The primary use of this will be in detecting and preventing terrorism by monitoring ‘a large number of devices in a specified location’, essentially they can specify a particular location and providing they can justify the reason they will be able to monitor the activity of all devices within that location.
There are many other changes and amendments such as the creation of new roles specifically to oversee and approve warrants arising from issues generated by these new powers but I have covered the issues on most peoples minds. I’m sure many people still have one vital question:
Can the government spy on me?
The simple answer is yes but that doesn’t mean you should throw your phone into a lake and cover your walls in tin foil simple because you sent somebody in the office a flirty text.

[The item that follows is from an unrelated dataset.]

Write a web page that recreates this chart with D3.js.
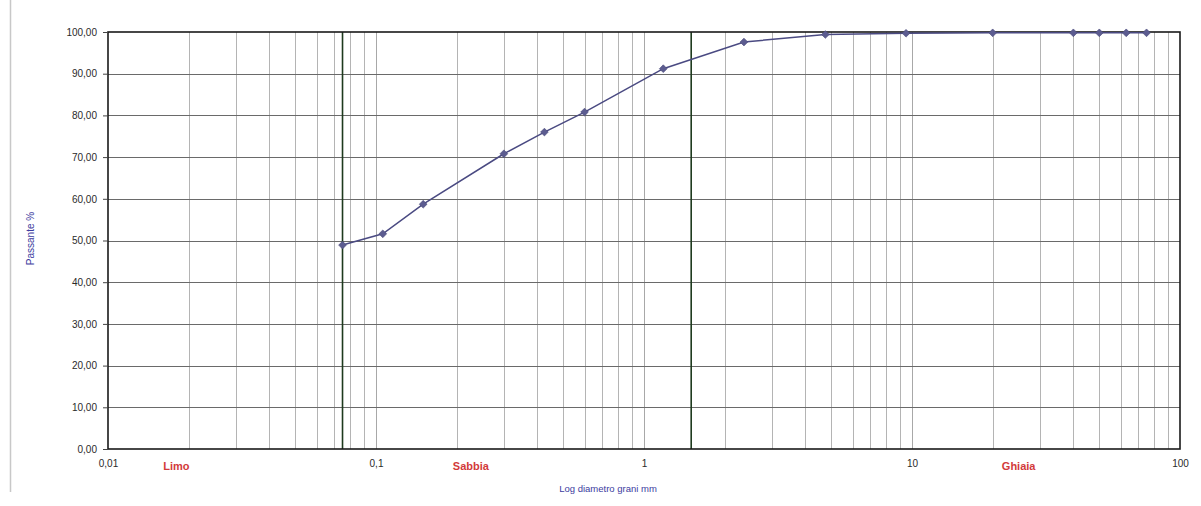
<!DOCTYPE html>
<html>
<head>
<meta charset="utf-8">
<script src="https://cdn.jsdelivr.net/npm/d3@7/dist/d3.min.js"></script>
<style>
  html, body { margin: 0; padding: 0; background: #ffffff; }
  svg { display: block; }
</style>
</head>
<body>
<svg id="chart" width="1201" height="506"></svg>
<script>
// Grain size distribution (curva granulometrica)
const diametri = [0.075, 0.106, 0.15, 0.3, 0.425, 0.6, 1.18, 2.36, 4.75, 9.5, 20, 40, 50, 63, 75];
const passante = [48.9, 51.6, 58.7, 70.8, 76.0, 80.8, 91.2, 97.6, 99.4, 99.7, 99.8, 99.8, 99.8, 99.8, 99.8];

// Class boundaries drawn as heavy verticals
const limitiClassi = [0.075, 1.5];

// Axis ticks and labels
const xTickValues = [0.01, 0.1, 1, 10, 100];
const xTickLabels = ["0,01", "0,1", "1", "10", "100"];
const yTickValues = [0, 10, 20, 30, 40, 50, 60, 70, 80, 90, 100];

// Soil class names along the bottom
const classi = ["Limo", "Sabbia", "Ghiaia"];
const classiPos = [0.018, 0.226, 25];

const svg = d3.select("#chart");
const margin = { left: 108, right: 21, top: 32, bottom: 57 };
const W = 1201, H = 506;
const font = "Arial, 'Liberation Sans', sans-serif";

const x = d3.scaleLog().domain([0.01, 100]).range([margin.left, W - margin.right]);
const y = d3.scaleLinear().domain([0, 100]).range([H - margin.bottom, margin.top]);

// outer frame line on the left of the chart area
svg.append("line")
  .attr("x1", 10.5).attr("x2", 10.5).attr("y1", 0).attr("y2", 492)
  .attr("stroke", "#c8c8c8").attr("stroke-width", 1.5);

// minor log gridlines
const minor = [];
for (let e = -2; e < 2; e++) {
  for (let m = 2; m <= 9; m++) minor.push(m * Math.pow(10, e));
}
svg.append("g").selectAll("line").data(minor).join("line")
  .attr("x1", d => Math.round(x(d)) + 0.5).attr("x2", d => Math.round(x(d)) + 0.5)
  .attr("y1", y(100)).attr("y2", y(0))
  .attr("stroke", "#b4b4b4").attr("stroke-width", 1);

// decade gridlines
svg.append("g").selectAll("line").data([0.1, 1, 10]).join("line")
  .attr("x1", d => Math.round(x(d)) + 0.5).attr("x2", d => Math.round(x(d)) + 0.5)
  .attr("y1", y(100)).attr("y2", y(0))
  .attr("stroke", "#a8a8a8").attr("stroke-width", 1);

// horizontal gridlines
svg.append("g").selectAll("line").data(yTickValues.filter(v => v > 0 && v < 100)).join("line")
  .attr("x1", x(0.01)).attr("x2", x(100))
  .attr("y1", d => Math.round(y(d)) + 0.5).attr("y2", d => Math.round(y(d)) + 0.5)
  .attr("stroke", "#6a6a6a").attr("stroke-width", 1);

// class boundaries
svg.append("g").selectAll("line").data(limitiClassi).join("line")
  .attr("x1", d => x(d)).attr("x2", d => x(d))
  .attr("y1", y(100)).attr("y2", y(0))
  .attr("stroke", "#1e3a1e").attr("stroke-width", 1.6);

// plot frame
svg.append("rect")
  .attr("x", x(0.01)).attr("y", y(100))
  .attr("width", x(100) - x(0.01)).attr("height", y(0) - y(100))
  .attr("fill", "none").attr("stroke", "#1a1a1a").attr("stroke-width", 1.6);

// y axis
const yAxis = d3.axisLeft(y).tickValues(yTickValues).tickSize(5).tickSizeOuter(0)
  .tickFormat(d => d3.format(".2f")(d).replace(".", ","));
const gy = svg.append("g").attr("transform", `translate(${x(0.01)},0)`).call(yAxis);
gy.select(".domain").remove();
gy.selectAll("line").attr("stroke", "#444");
gy.selectAll("text").attr("font-family", font)
  .attr("font-size", 10).attr("fill", "#2a2a2a").attr("x", -11);

// x axis
const xAxis = d3.axisBottom(x).tickValues(xTickValues).tickSize(0)
  .tickFormat((d, i) => xTickLabels[i]);
const gx = svg.append("g").attr("transform", `translate(0,${y(0)})`).call(xAxis);
gx.select(".domain").remove();
gx.selectAll("text").attr("font-family", font)
  .attr("font-size", 10).attr("fill", "#2a2a2a").attr("y", 11).attr("dy", "0.71em");

// class labels
svg.append("g").selectAll("text").data(classi).join("text")
  .attr("x", (d, i) => x(classiPos[i])).attr("y", y(0) + 21)
  .attr("text-anchor", "middle")
  .attr("font-family", font)
  .attr("font-size", 11).attr("font-weight", "bold").attr("fill", "#d23a3a")
  .text(d => d);

// axis titles
svg.append("text")
  .attr("x", 608).attr("y", y(0) + 43)
  .attr("text-anchor", "middle")
  .attr("font-family", font)
  .attr("font-size", 9.5).attr("fill", "#3c3ca0")
  .text("Log diametro grani mm");

svg.append("text")
  .attr("transform", `translate(34,${y(50) - 2}) rotate(-90)`)
  .attr("text-anchor", "middle")
  .attr("font-family", font)
  .attr("font-size", 10).attr("fill", "#3c3ca0")
  .text("Passante %");

// curve
const pts = diametri.map((d, i) => [d, passante[i]]);
svg.append("path")
  .datum(pts)
  .attr("fill", "none").attr("stroke", "#4a4a82").attr("stroke-width", 1.5)
  .attr("d", d3.line().x(d => x(d[0])).y(d => y(d[1])));

svg.append("g").selectAll("path").data(pts).join("path")
  .attr("transform", d => `translate(${x(d[0])},${y(d[1])}) rotate(45)`)
  .attr("d", d3.symbol().type(d3.symbolSquare).size(30))
  .attr("fill", "#5c5c90").attr("stroke", "#4a4a7a").attr("stroke-width", 0.6);
</script>
</body>
</html>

The government needs to be able to justify their actions so unless you are a person of significant interest or are involved in drug trafficking, paedophilia or terrorism you probably haven’t made it high enough on their list to become a target of the new snooping powers.
Snoopers Charter Roundup
The reasons for concern are pretty obvious and we have seen time and time again that even the most secure of systems often have a flaw or vulnerability hidden somewhere within the code and this bill is being rushed through the process meaning that the companies affected probably won’t have as much time as they would like to implement new practices around data storage and security.

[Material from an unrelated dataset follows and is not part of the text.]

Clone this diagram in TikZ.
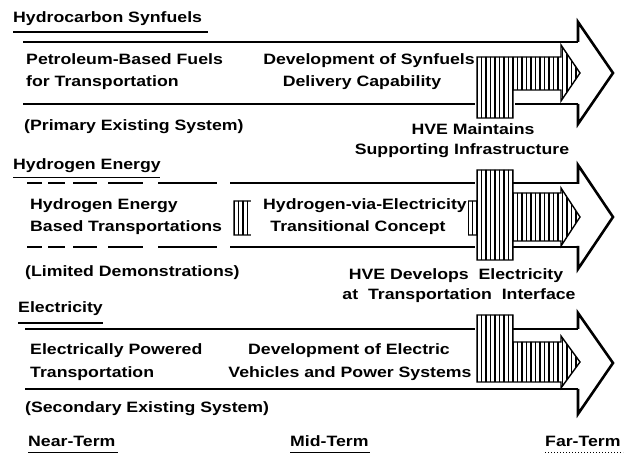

On the plus side it means that there will probably be an awful lot more paedophiles and terrorists getting arrested before they get a chance to make it into the public eye or main stream media. Almost all security measures have an affect on our privacy, CCTV cameras film millions of people carrying out their own business without their explicit consent but they also provide vital evidence in many cases and help prevent crime. This security measure has got people asking the question – do the benefits outweigh the costs?